Lars Hirsekorn : Lorsque la direction du groupe a annoncé la stratégie de la voiture électrique, il y avait beaucoup de scepticisme au sein du personnel de VW. Lors de la réunion d’entreprise, on a demandé à plusieurs reprises: «Que se passe-t-il si cela ne marche pas avec la voiture électrique? Quelle est l’alternative?» La réponse du groupe et aussi des dirigeants du comité d’entreprise était: «Il n’y a pas d’alternative. Il faut que ça marche!»
Au sein du personnel de VW, comme dans toute la société, il y a un groupe qui continue à adhérer au fétichisme de la voiture Trinity (ID-4), 300 CV, pneus larges, etc. Mais il y a aussi un important secteur de personnes qui comprennent qu’à l’avenir nous devrons produire beaucoup moins de véhicules individuels.

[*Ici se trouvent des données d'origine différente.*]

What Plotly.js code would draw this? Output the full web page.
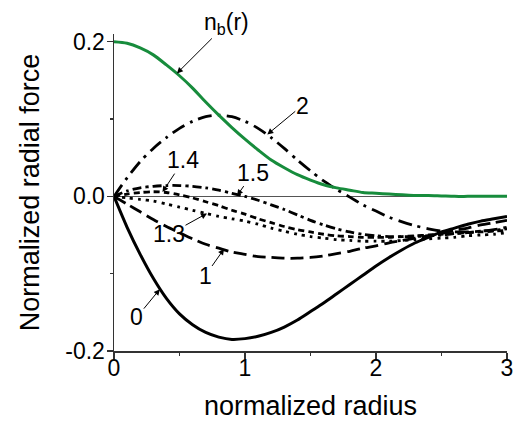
<!DOCTYPE html>
<html>
<head>
<meta charset="utf-8">
<script src="https://cdn.plot.ly/plotly-3.0.1.min.js"></script>
<style>html,body{margin:0;padding:0;background:#fff;}#chart{width:515px;height:421px;}</style>
</head>
<body>
<div id="chart"></div>
<script>
// normalized radius
const radius = [0,0.1,0.2,0.3,0.4,0.5,0.6,0.7,0.8,0.9,1.0,1.1,1.2,1.3,1.4,1.5,1.6,1.7,1.8,1.9,2.0,2.1,2.2,2.3,2.4,2.5,2.6,2.7,2.8,2.9,3.0];
// beam density profile n_b(r)
const nb = [0.200,0.198,0.192,0.183,0.170,0.156,0.140,0.122,0.105,0.089,0.074,0.060,0.047,0.037,0.028,0.021,0.015,0.011,0.008,0.005,0.004,0.003,0.002,0.001,0.001,0.0005,0,0,0,0,0];
// normalized radial force for each parameter value
const f0 = [0,-0.040,-0.075,-0.106,-0.132,-0.152,-0.166,-0.176,-0.182,-0.185,-0.184,-0.181,-0.176,-0.169,-0.160,-0.149,-0.138,-0.126,-0.114,-0.102,-0.090,-0.079,-0.069,-0.060,-0.053,-0.046,-0.041,-0.036,-0.032,-0.029,-0.026];
const f1 = [0,-0.010,-0.020,-0.030,-0.039,-0.047,-0.055,-0.062,-0.067,-0.072,-0.075,-0.078,-0.079,-0.080,-0.080,-0.079,-0.077,-0.074,-0.071,-0.067,-0.064,-0.060,-0.057,-0.054,-0.051,-0.048,-0.044,-0.041,-0.037,-0.034,-0.031];
const f13 = [0,-0.002,-0.004,-0.006,-0.010,-0.014,-0.018,-0.022,-0.026,-0.029,-0.032,-0.036,-0.041,-0.045,-0.049,-0.052,-0.054,-0.056,-0.057,-0.058,-0.058,-0.058,-0.057,-0.056,-0.055,-0.054,-0.053,-0.051,-0.050,-0.049,-0.047];
const f14 = [0,0.003,0.005,0.006,0.005,0.002,-0.002,-0.007,-0.012,-0.018,-0.023,-0.029,-0.034,-0.039,-0.043,-0.046,-0.049,-0.051,-0.052,-0.053,-0.053,-0.053,-0.052,-0.051,-0.050,-0.049,-0.048,-0.047,-0.046,-0.045,-0.044];
const f15 = [0,0.007,0.011,0.013,0.014,0.014,0.013,0.011,0.008,0.004,0.000,-0.005,-0.011,-0.017,-0.024,-0.031,-0.037,-0.042,-0.046,-0.049,-0.051,-0.052,-0.052,-0.052,-0.051,-0.050,-0.048,-0.047,-0.045,-0.044,-0.042];
const f2 = [0,0.024,0.045,0.062,0.076,0.088,0.097,0.103,0.105,0.103,0.097,0.088,0.076,0.062,0.047,0.033,0.020,0.009,-0.001,-0.011,-0.019,-0.027,-0.033,-0.038,-0.042,-0.045,-0.046,-0.046,-0.045,-0.043,-0.040];

const xTickVals = [0,1,2,3];
const xTickText = ['0','1','2','3'];
const xMinorVals = [0.5,1.5,2.5];
const yTickVals = [-0.2,0,0.2];
const yTickText = ['-0.2','0.0','0.2'];
const yMinorVals = [-0.1,0.1];

// annotation labels: [text, tip x, tip y, label offset x(px), label offset y(px)]
const labels = [
  ['n<sub>b</sub>(r)', 0.48, 0.159, 50, -50],
  ['2', 1.17, 0.080, 35, -29],
  ['1.4', 0.37, 0.0055, 21, -32],
  ['1.5', 0.94, 0.001, 16, -23],
  ['1.3', 0.71, -0.022, -38, 21],
  ['1', 0.84, -0.068, -19, 27],
  ['0', 0.35, -0.120, -23, 28]
];

const FONT = 'Liberation Sans, Arial, sans-serif';
function tr(y, dash, color, width) {
  return {x: radius, y: y, type: 'scatter', mode: 'lines',
    line: {color: color, width: width, dash: dash, shape: 'spline', smoothing: 0.8},
    hoverinfo: 'skip', showlegend: false};
}
const data = [
  tr(f0, 'solid', '#000', 3),
  tr(f1, '13px,6px', '#000', 2.8),
  tr(f13, '3px,5px', '#000', 2.8),
  tr(f14, '6px,4px', '#000', 2.8),
  tr(f15, '9px,4px,3px,4px', '#000', 2.8),
  tr(f2, '14px,6px,3px,6px', '#000', 2.8),
  tr(nb, 'solid', '#178c3c', 3)
];

const annotations = labels.map(l => ({
  x: l[1], y: l[2], xref: 'x', yref: 'y', text: l[0],
  showarrow: true, ax: l[3], ay: l[4], axref: 'pixel', ayref: 'pixel',
  arrowhead: 2, arrowsize: 1.2, arrowwidth: 1, arrowcolor: '#000',
  font: {family: FONT, size: 23, color: '#000'}, borderpad: 0
}));

const layout = {
  width: 515, height: 421,
  margin: {l: 114, r: 8, t: 34, b: 70},
  paper_bgcolor: '#fff', plot_bgcolor: '#fff',
  font: {family: FONT, color: '#000'},
  xaxis: {
    range: [0, 3], showgrid: false, zeroline: false,
    showline: true, linecolor: '#333', linewidth: 1.5,
    tickmode: 'array', tickvals: xTickVals, ticktext: xTickText,
    ticks: 'outside', ticklen: 6, tickwidth: 1.5, tickcolor: '#333',
    ticklabelstandoff: -10,
    minor: {tickmode: 'array', tickvals: xMinorVals, ticks: 'outside', ticklen: 3, tickwidth: 1.5, tickcolor: '#333', showgrid: false},
    tickfont: {family: FONT, size: 23, color: '#000'},
    title: {text: 'normalized radius', font: {family: FONT, size: 27, color: '#000'}, standoff: 20},
    automargin: false
  },
  yaxis: {
    range: [-0.2, 0.21], showgrid: false,
    zeroline: true, zerolinecolor: '#555', zerolinewidth: 1,
    showline: true, linecolor: '#333', linewidth: 1.5,
    tickmode: 'array', tickvals: yTickVals, ticktext: yTickText,
    ticks: 'outside', ticklen: 6, tickwidth: 1.5, tickcolor: '#333',
    ticklabelstandoff: -3,
    minor: {tickmode: 'array', tickvals: yMinorVals, ticks: 'outside', ticklen: 3, tickwidth: 1.5, tickcolor: '#333', showgrid: false},
    tickfont: {family: FONT, size: 23, color: '#000'},
    title: {text: 'Normalized radial force', font: {family: FONT, size: 27, color: '#000'}, standoff: 18},
    automargin: false
  },
  annotations: annotations
};
Plotly.newPlot('chart', data, layout, {staticPlot: true, displayModeBar: false});
</script>
</body>
</html>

En 2019, j’ai tenu un discours contre la poursuite de la production automobile lors d’une réunion d’entreprise à Braunschweig [Basse-Saxe]. A l’époque, je m’attendais à être hué ou à ce qu’un silence gêné s’installe dans la salle. Au lieu de cela, j’ai été très applaudi, ce qui m’a fait craindre au début que mon discours ait été mal compris. Les salarié·e·s de VW savent également que la production automobile n’a pas d’avenir – du moins si nous voulons en avoir un. Actuellement, nous nous enfonçons dans un cul-de-sac.
Ce qui manque toutefois, c’est la confiance en soi et une alternative. Une réponse à la question: que pouvons-nous produire à la place? Lorsque les militant·e·s écologistes sont venus à Wolfsburg et ont dit «Construisez donc des tramways!», il y a enfin eu une approche raisonnable, une perspective que je peux développer au sein du syndicat et de l’usine.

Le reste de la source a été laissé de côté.